Wydawać by się mogło, że Rosjanie już dawno powinni nauczyć się, żeby nie zostawiać cennego wyposażenia bez opieki, zwłaszcza bez stosownego kamuflażu. Ukraińcy przez długie miesiące wojny doskonalili swoje umiejętności z zakresu pilotowania dronów, co pozwoliło im opanować tę sztukę do mistrzostwa. Wystarczy zresztą spojrzeć na najnowsze nagranie, na którym oglądamy jak jeden z bezzałogowców podlatuje do czołgu T-90S i przez otwarty właz wrzuca do niego granat.
To dron Alcor Attack Aerial Systems pozostający na wyposażeniu 116. Brygady Obrony Terytorialnej, która dostrzegła tę rzadką modyfikację rosyjskiego wyposażenia i postanowiła upewnić się, że nie wyrządzi ona więcej szkód. Rzadką, bo T-90S wcale nie miały trafić na front w Ukrainie i materiał zapowiadający ich wykorzystanie opublikowany w połowie lutego przez rosyjskie Ministerstwo Obrony był sporym zaskoczeniem.
Czołgi T-90S miały pojechać w świat
Widoczna na nim zmodernizowana wersja czołgów ewidentnie była przeznaczona dla klientów zagranicznych, o czym świadczą napisy na panelu sterowania w języku angielskim. Śmiało można zakładać, że nie chodzi o celowy program nauczania języków obcych dla rosyjskich żołnierzy, tylko braki wozów bojowych w jednostkach frontowych. A mówiąc zupełnie poważnie, T-90S to ulepszona wersja rosyjskich czołgów serii T-90, opracowanych dla klientów eksportowych, jak Indie, Algieria, Turkmenistan czy Wietnam.
Zapewnia zwiększoną siłę ognia, mobilność (silniki o mocy 1000 KM wyprodukowane przez Czelabińską Fabrykę Ciągników) i ochronę dostosowaną do rynku eksportowego. Co więcej, czołg przeszedł modyfikacje na podstawie wniosków wyciągniętych z wojny w Ukrainie. T-90S ma klatkę chroniącą przed dronami, dodatkowe klocki pancerza reaktywnego (ERA) Kontakt-1 i eksportową wersję pasywno-aktywnego systemu ochrony Sztora-1, czyli rosyjskiego elektro-optycznego systemu zakłócającego, który chronić ma czołg przed przeciwpancernymi pociskami kierowanymi (ppk), dalmierzami laserowymi oraz pociskami naprowadzanymi odbitym promieniem lasera.

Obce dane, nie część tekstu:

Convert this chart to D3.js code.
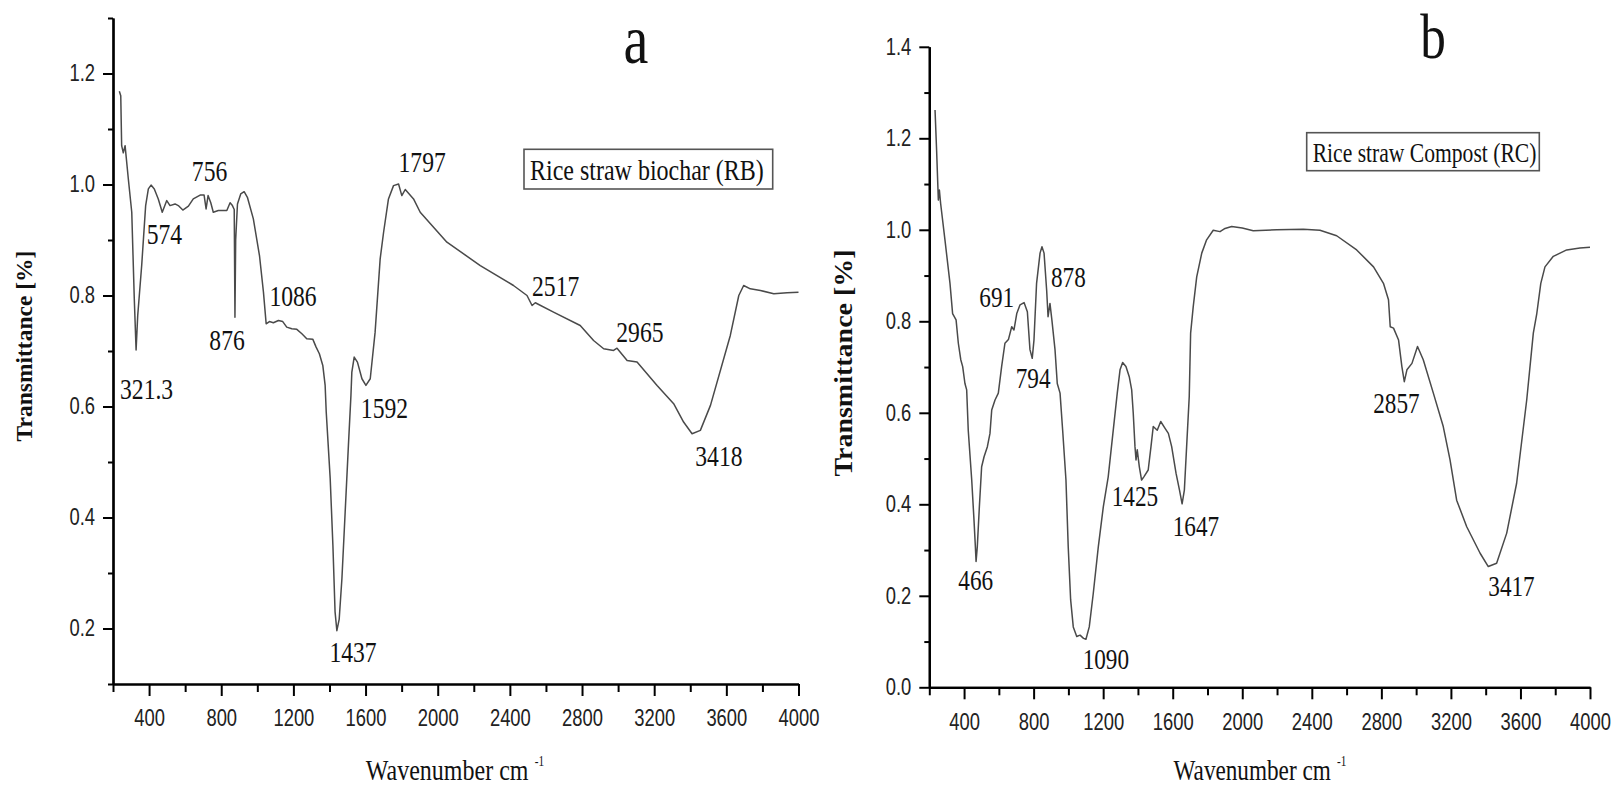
<!DOCTYPE html>
<html><head><meta charset="utf-8">
<script src="https://cdn.jsdelivr.net/npm/d3@7"></script>
<style>body{margin:0;background:#fff}svg{display:block}</style>
</head><body>
<svg id="c" width="1616" height="790"></svg>
<script>
// ---------- DATA ----------
const xTickLabels = [400, 800, 1200, 1600, 2000, 2400, 2800, 3200, 3600, 4000];
const xMinorTicks = [200, 600, 1000, 1400, 1800, 2200, 2600, 3000, 3400, 3800];
const rbYTickLabels = [0.2, 0.4, 0.6, 0.8, 1.0, 1.2];
const rbYMinorTicks = [0.1, 0.3, 0.5, 0.7, 0.9, 1.1, 1.3];
const rcYTickLabels = [0.0, 0.2, 0.4, 0.6, 0.8, 1.0, 1.2, 1.4];
const rcYMinorTicks = [0.1, 0.3, 0.5, 0.7, 0.9, 1.1, 1.3];

// Rice straw biochar (RB): [wavenumber, transmittance]
const rbSpectrum = [
 [235,1.168],[243,1.160],[248,1.070],[257,1.057],[267,1.070],[285,1.010],[304,0.950],[318,0.794],
 [328,0.702],[337,0.764],[359,0.854],[381,0.962],[396,0.992],[411,0.999],[429,0.992],[451,0.974],
 [473,0.950],[498,0.971],[516,0.962],[544,0.965],[562,0.962],[587,0.954],[618,0.961],[645,0.974],
 [683,0.981],[705,0.981],[716,0.956],[727,0.980],[742,0.967],[756,0.950],[784,0.953],[831,0.953],
 [849,0.967],[862,0.962],[872,0.955],[876,0.761],[880,0.900],[890,0.965],[908,0.983],[927,0.987],
 [945,0.977],[978,0.938],[1012,0.872],[1034,0.806],[1049,0.749],[1067,0.753],[1089,0.751],[1117,0.755],
 [1141,0.753],[1163,0.743],[1191,0.740],[1219,0.739],[1247,0.731],[1274,0.722],[1308,0.721],[1326,0.707],
 [1344,0.695],[1363,0.674],[1376,0.638],[1382,0.590],[1404,0.470],[1419,0.350],[1431,0.230],[1441,0.196],
 [1454,0.217],[1469,0.290],[1487,0.410],[1505,0.530],[1519,0.620],[1524,0.662],[1537,0.689],[1555,0.680],
 [1580,0.650],[1602,0.638],[1626,0.650],[1653,0.734],[1681,0.866],[1700,0.914],[1727,0.974],[1755,0.998],
 [1783,1.001],[1801,0.980],[1820,0.991],[1866,0.974],[1903,0.950],[2051,0.896],[2236,0.854],[2420,0.818],
 [2495,0.800],[2523,0.782],[2541,0.787],[2642,0.770],[2790,0.746],[2864,0.719],[2920,0.704],[2975,0.701],
 [2994,0.705],[3050,0.683],[3105,0.680],[3216,0.638],[3308,0.605],[3363,0.572],[3410,0.551],[3456,0.557],
 [3512,0.602],[3622,0.728],[3669,0.800],[3696,0.818],[3733,0.812],[3789,0.809],[3863,0.803],[3937,0.805],
 [4000,0.806]
];

// Rice straw Compost (RC): [wavenumber, transmittance]
const rcSpectrum = [
 [233,1.262],[242,1.174],[252,1.065],[258,1.087],[265,1.058],[290,0.978],[319,0.883],[334,0.817],
 [354,0.803],[367,0.752],[381,0.716],[392,0.701],[405,0.664],[415,0.650],[424,0.562],[444,0.453],
 [457,0.366],[465,0.307],[469,0.275],[476,0.307],[488,0.395],[501,0.482],[515,0.504],[534,0.526],
 [549,0.555],[559,0.606],[578,0.628],[597,0.643],[616,0.701],[635,0.752],[655,0.760],[674,0.788],
 [687,0.781],[703,0.817],[722,0.836],[745,0.841],[764,0.821],[779,0.738],[792,0.719],[802,0.759],
 [817,0.883],[837,0.949],[848,0.963],[860,0.949],[875,0.868],[883,0.810],[894,0.839],[905,0.803],
 [923,0.738],[936,0.664],[952,0.643],[967,0.562],[986,0.453],[999,0.307],[1013,0.191],[1028,0.132],
 [1048,0.111],[1067,0.114],[1087,0.107],[1101,0.105],[1120,0.132],[1143,0.205],[1172,0.307],[1201,0.395],
 [1229,0.460],[1258,0.562],[1281,0.643],[1297,0.694],[1312,0.710],[1331,0.701],[1350,0.679],[1364,0.650],
 [1373,0.599],[1383,0.526],[1389,0.497],[1396,0.519],[1408,0.482],[1421,0.453],[1434,0.460],[1459,0.475],
 [1475,0.526],[1488,0.570],[1511,0.562],[1531,0.581],[1556,0.566],[1575,0.555],[1594,0.526],[1619,0.468],
 [1639,0.431],[1654,0.401],[1667,0.431],[1680,0.526],[1695,0.635],[1703,0.774],[1718,0.832],[1738,0.897],
 [1767,0.949],[1795,0.978],[1833,0.999],[1872,0.996],[1901,1.003],[1939,1.007],[2000,1.004],[2063,0.998],
 [2198,1.000],[2351,1.001],[2447,0.999],[2543,0.987],[2658,0.956],[2755,0.919],[2812,0.883],[2841,0.847],
 [2851,0.788],[2870,0.785],[2899,0.759],[2918,0.701],[2932,0.668],[2947,0.694],[2976,0.708],[3008,0.745],
 [3041,0.716],[3099,0.643],[3156,0.570],[3195,0.497],[3233,0.409],[3291,0.351],[3368,0.293],[3415,0.264],
 [3463,0.271],[3521,0.337],[3578,0.446],[3636,0.628],[3674,0.774],[3694,0.817],[3717,0.883],[3741,0.919],
 [3789,0.942],[3866,0.956],[3942,0.960],[4000,0.962]
];

// peak annotations: label, anchor in data units (text start / baseline)
const rbPeaks = [
 ["321.3",239,0.614],["574",387,0.893],["756",637,1.007],["876",734,0.701],["1086",1067,0.781],
 ["1437",1400,0.139],["1592",1574,0.579],["1797",1783,1.023],["2517",2523,0.800],["2965",2990,0.717],
 ["3418",3428,0.492]
];
const rcPeaks = [
 ["691",488,0.832],["878",900,0.876],["794",697,0.654],["466",367,0.213],["1090",1082,0.039],
 ["1425",1249,0.396],["1647",1600,0.331],["2857",2753,0.599],["3417",3415,0.200]
];

// ---------- DRAW ----------
const svg = d3.select("#c");
const SX = 0.8; // horizontal squeeze of the original figure's text
const serif = "'Liberation Serif','Times New Roman',serif";
const sans = "'Liberation Sans',Arial,sans-serif";

function sText(parent, x, y, str, size, anchor, opt) {
  opt = opt || {};
  const g = parent.append("g").attr("transform", `translate(${x},${y}) scale(${opt.sx || SX},1)`);
  return g.append("text").attr("text-anchor", anchor || "start")
    .attr("font-family", opt.family || serif).attr("font-size", size)
    .attr("font-weight", opt.weight || "normal").attr("fill", "#111").text(str);
}

const panels = [
  { spectrum: rbSpectrum, peaks: rbPeaks, xr: [113, 798.5], yd: [0.1, 1.3], yr: [684, 18],
    yMajor: rbYTickLabels, yMinor: rbYMinorTicks, title: "a", titleX: 636, titleY: 63, titleSize: 70,
    legend: "Rice straw biochar (RB)", lgBox: [524, 149.3, 248.7, 39.7], lgText: [530, 180], lgSize: 30,
    xlabX: 455, xlabY: 780, xlabSize: 30, ylabX: 32, ylabY: 346, ylabSize: 23.5, ylabSq: 1, peakSize: 29.5 },
  { spectrum: rcSpectrum, peaks: rcPeaks, xr: [929.3, 1590], yd: [0, 1.4], yr: [687.3, 46.8],
    yMajor: rcYTickLabels, yMinor: rcYMinorTicks, title: "b", titleX: 1433, titleY: 58, titleSize: 64,
    legend: "Rice straw Compost (RC)", lgBox: [1306.7, 132.7, 232.6, 38], lgText: [1312.7, 161.7], lgSize: 27,
    xlabX: 1260, xlabY: 780, xlabSize: 29, ylabX: 852, ylabY: 363, ylabSize: 28, ylabSq: 0.88, peakSize: 29 }
];

panels.forEach(p => {
  const x = d3.scaleLinear().domain([200, 4000]).range(p.xr);
  const y = d3.scaleLinear().domain(p.yd).range(p.yr);
  const g = svg.append("g");

  // minor ticks
  const xMin = g.append("g").attr("transform", `translate(0,${p.yr[0]})`)
    .call(d3.axisBottom(x).tickValues(xMinorTicks).tickSize(8).tickSizeOuter(0).tickFormat(""));
  const yMin = g.append("g").attr("transform", `translate(${p.xr[0]},0)`)
    .call(d3.axisLeft(y).tickValues(p.yMinor).tickSize(5).tickSizeOuter(0).tickFormat(""));
  // major ticks
  const xAx = g.append("g").attr("transform", `translate(0,${p.yr[0]})`)
    .call(d3.axisBottom(x).tickValues(xTickLabels).tickSize(12).tickPadding(14).tickSizeOuter(0).tickFormat(d3.format("d")));
  const yAx = g.append("g").attr("transform", `translate(${p.xr[0]},0)`)
    .call(d3.axisLeft(y).tickValues(p.yMajor).tickSize(10).tickSizeOuter(0).tickFormat(d3.format(".1f")));

  [xMin, yMin, xAx, yAx].forEach(a => {
    a.selectAll("path.domain").attr("stroke", "#000").attr("stroke-width", 2.2);
    a.selectAll(".tick line").attr("stroke", "#000").attr("stroke-width", 2);
  });
  xAx.selectAll("text").attr("font-family", sans).attr("font-size", 23).attr("fill", "#222")
    .attr("transform", `scale(${SX},1)`);
  yAx.selectAll("text").attr("font-family", sans).attr("font-size", 23).attr("fill", "#222")
    .attr("x", -18 / SX).attr("transform", `scale(${SX},1)`);

  // spectrum
  const line = d3.line().x(d => x(d[0])).y(d => y(d[1]));
  g.append("path").datum(p.spectrum).attr("d", line)
    .attr("fill", "none").attr("stroke", "#4a4a4a").attr("stroke-width", 1.5).attr("stroke-linejoin", "round");

  // peak labels
  p.peaks.forEach(pk => sText(g, x(pk[1]), y(pk[2]), pk[0], p.peakSize, "start"));

  // panel title
  sText(g, p.titleX, p.titleY, p.title, p.titleSize, "middle", { sx: SX });

  // legend box
  g.append("rect").attr("x", p.lgBox[0]).attr("y", p.lgBox[1]).attr("width", p.lgBox[2]).attr("height", p.lgBox[3])
    .attr("fill", "none").attr("stroke", "#555").attr("stroke-width", 1.6);
  sText(g, p.lgText[0], p.lgText[1], p.legend, p.lgSize, "start");

  // x label
  const xl = sText(g, p.xlabX, p.xlabY, "Wavenumber cm", p.xlabSize, "middle");
  xl.append("tspan").attr("dx", 8).attr("dy", -14).attr("font-size", 14).text("-1");

  // y label (rotated)
  g.append("g").attr("transform", `translate(${p.ylabX},${p.ylabY}) rotate(-90) scale(1,${p.ylabSq})`)
    .append("text").attr("text-anchor", "middle").attr("font-family", serif).attr("font-weight", "bold")
    .attr("font-size", p.ylabSize).attr("fill", "#111").text("Transmittance [%]");
});
</script>
</body></html>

Ukraina zaleca: Nie zostawiaj czołgu bez opieki
Co ciekawe, widoczny na nagraniu czołg posiada jeszcze wyposażenie dodatkowe, a mianowicie wał rozminowujący, który chronić ma jednostkę przed niekontrolowanym wybuchem min przeciwpancernych. Tego typu konstrukcje albo wywierają nacisk czy uderzają w miny, powodując ich kontrolowaną eksplozję, albo wydobywają je na powierzchnię i odsuwają na bok. W ten sposób powstaje przejście o odpowiedniej szerokości, umożliwiające bezpieczny przejazd.
Tak czy inaczej, żaden z zastosowanych systemów nie uchronił T-90S przed granatem, który ukraiński operator precyzyjnie wrzucił do środka. Po jego eksplozji w przedziale bojowym czołgu wybuchł potężny pożar, który całkowicie zniszczył pojazd, co również widoczne jest na nagraniu. Mówiąc krótko, ten T-90S to obecnie kupa spalonego złomu.